Timothy Parry, compliance coordinator for program integrity at Liberty University, one of the institutions included in the inspector general’s recent audit, says the department should provide colleges with a way to "securely and legally share detailed potential fraud-case information." And Congress must give government investigators the resources to pursue the growing number of fraud cases that colleges are referring to them, he says.
In the meantime, many for-profit and community colleges are taking steps to thwart fraud on their own. At the Apollo Group, parent company of the University of Phoenix, a four-member "fraud squad" runs regular reports on recurring email, physical, and Internet Protocol addresses and bank accounts, then reviews the results for signs of collusion.
Since late 2008, the squad has flagged 27,600 applicants as suspicious, and stopped roughly three-quarters of them from getting aid. Mr. Berg, the ethics-and-compliance officer, estimates that the company has prevented the disbursement of $155-million in federal aid to fraudulent borrowers. Several other for-profit colleges, he adds, have sent staff members to Apollo to learn its methods.
Rio Salado College, site of the inspector general’s largest fraud-ring bust, in 2009, now dedicates three staff members to verifying students’ identity and records of prior education. The process is time-consuming, but Chris Bustamante, Rio Salado’s president, says it has eliminated 90 percent of the fraud cases.
Coconino Community College, another Arizona institution, withholds student-aid refunds until the third week of classes, but it provides bookstore vouchers so that legitimate students can purchase books before the start of the term. Students who don’t consistently show up during those first three weeks have to wait even longer for their aid, and online students who don’t fully participate in the first week are dropped from classes.
Bob Voytek, director of the college’s office of financial aid and veteran services, says the measures have led to a "significant drop in fraud attempts at the college."
"The delicate balance for us," he says, "is ensuring that the legitimate students are not penalized while we weed out fraudulent students."
Fighting Fraud: Steps Taken, Steps Recommended
In a pair of reports issued in 2011 and this year, the U.S. Education Department's inspector general urged the agency to do more to tackle fraud in distance-education programs. While department officials agreed with nearly all of the recommendations, they have yet to put many into effect. Here are five steps the department has taken, five more the inspector general wants it to take, and five things that colleges are already doing to thwart fraud.
What the department has done:
- Suggested steps colleges can take to root out fraud.
- Allowed colleges to delay and stagger student-aid refunds.
- Created an antifraud task force.
- Expanded the list of items colleges must verify before awarding aid.
- Flagged applicants with "unusual enrollment histories" for additional scrutiny.

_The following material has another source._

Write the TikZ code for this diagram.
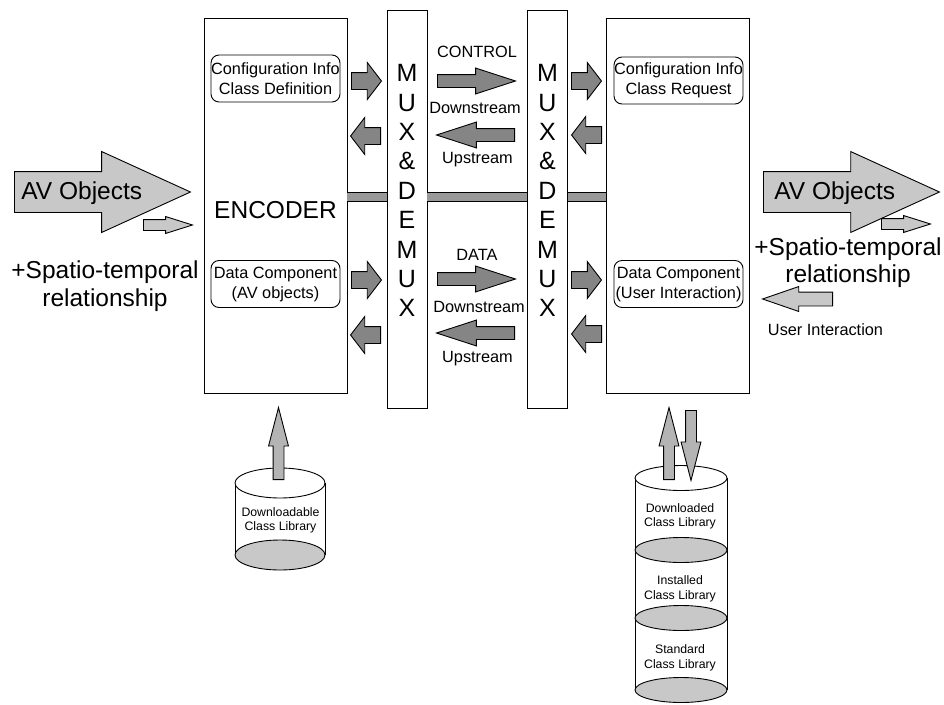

What the inspector general wants the department to do:
- Set stricter standards for identity verification.
- Provide more clarity on what constitutes proof of academic engagement.
- Make staggered disbursement mandatory, rather than optional, for online-only students.
- Reduce cost-of-living allowances for online students.
- Collect and analyze data to identify risks to student-aid programs.
What colleges are doing:
- Using technology to identify recurring home and Internet Protocol addresses.
- Withholding aid from students who don’t show up for class.
- Issuing bookstore vouchers in lieu of checks.
- Verifying identity before granting access to online classrooms.
- Sharing their methods with peer institutions.